Segregation of duties
In an ideal world, segregation of duties between different employees would ensure that the authorising of transactions, the making of payments, the accepting of delivery of the assets arising from the transactions and the recording of the transactions would be undertaken by different employees.
In many small and medium-sized enterprises strict segregation of duties will not be possible due to the limited number of employees in the organisation but this should not mean that the entity should not strive for as much segregation of duties within the transaction cycle as possible.
Good basic accounting controls
Basic accounting controls such as regular bank reconciliations, regular reconciliation of supplier balances to suppliers statements, regular preparation of control accounts, maintenance of a fixed asset register, regular stock counts, preparation of monthly accounts and constant management oversight play a significant role in reducing the instances of fraud and help to detect fraud in a timely manner when it does occur.

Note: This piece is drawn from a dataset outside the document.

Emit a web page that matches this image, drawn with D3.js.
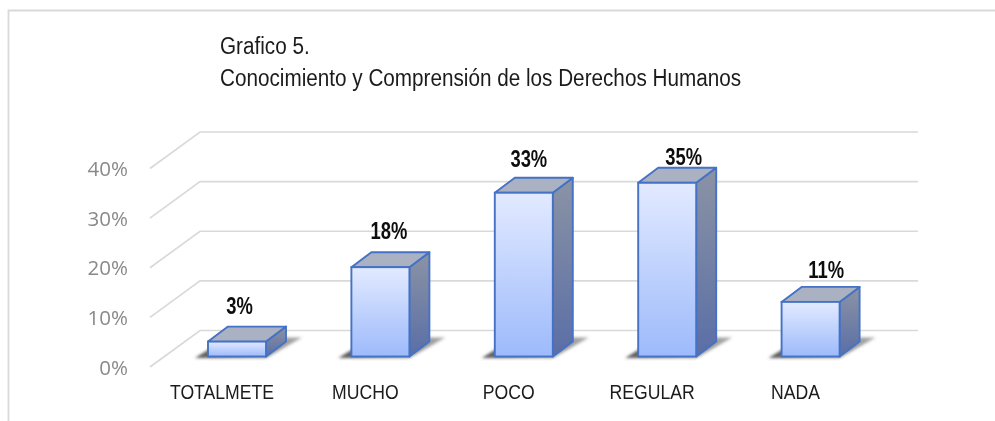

Implementation of good physical controls over access to assets is necessary in any organisation.
Rotation of duties
The ability of an employee to hide the fraudulent activity over an extended period of time increases the losses to the employer. Rotation of duties among employees on a regular basis will make it more difficult for the suspected fraudster to hide fraudulent activity.
Encourage whistle blowing by employees
Employers underestimate the difficulties that employees have in reporting suspected fraudulent activity by a fellow employee to management. This difficulty is increased where the suspected fraudster is a manager of employees who are aware of the activity. Businesses should consider making available a facility to employees where employees can report suspected fraudulent activity anonymously to a third party who will in turn inform the employer.
Oversight of branches
Entities can be particularly vulnerable to fraudulent activity at a branch level. Regular visits to branches by management, review of branch activities and monthly reporting of accounting information by branch to head office will assist in reducing the risk of fraud at the branch level.
For most of us holidays cannot come around often enough. In the case of an employee who is committing a fraud, the taking of holidays may increase the possibility of the fraud coming to light and so they will be reluctant to take holidays. Make holidays compulsory for all staff.
Data is power
The digital revolution has created a new range of possibilities for fraud. Data in the wrong hands can be used to commit a fraud so it is imperative that data is protected and is not allowed to get into the wrong hands. Any steps to reduce the risk of fraud should include a data security audit. Among other matters a data security audit must look at data encryption policies, online security and online banking use.
The potential losses to a business arising from procurement fraud can be very significant over an extended period of time. In order to reduce the risk of procurement fraud consider some of the following:
Implementation of controls over all processes in the, purchases, creditors and payments cycle.
- Proper due diligence for new suppliers combined with adequate authorisation of new suppliers and contracts.
- Mandatory supplier tendering on a regular basis.
- Regular comparison of costs to benchmarks and detailed investigation of departures from these benchmarks.
- Robust cost control.
Procurement of professional and consultancy services require special attention as the absence of a physical product arising from the transaction makes control more difficult.
Fraud and related parties
Many frauds involve situations where a related party facilitates the committing of a fraud or gains from a fraud. Therefore there is merit in a regular examination of related party transactions for any evidence of fraud.
Particular attention should be given to the awarding of contracts to a related party or the purchase/sale of assets to a related party.
Ethical culture within the business entity
The business entity should strive to develop a culture of honesty and integrity within the organisation. It is likely that such a culture will reduce the instances of employee fraud.
To achieve this objective the organisation must lead by example in the manner in
which they treat employees, customers and suppliers.
A zero tolerance to fraud
Business must make it clear to all stakeholders that there is a zero tolerance to fraud and that all suspected fraud will be reported to the Garda.
Training employees to be vigilant for instances of fraud can increase the awareness of fraud as a cost to the business. In addition such training can be used to make all employees aware of the organisations alertness to the potential for fraud loss which is likely to deter employees from committing fraud against their employer.
Monitoring of controls
Establish a system of monitoring controls that are in place. If a business fails to monitor compliance with standard procedures and controls it is very likely that the controls will become ineffective with the passage of time as individuals become aware that non compliance is not detected.
In conclusion remember that the war against fraud must be fought daily and it is a war that will never be won. You are striving for containment in your efforts.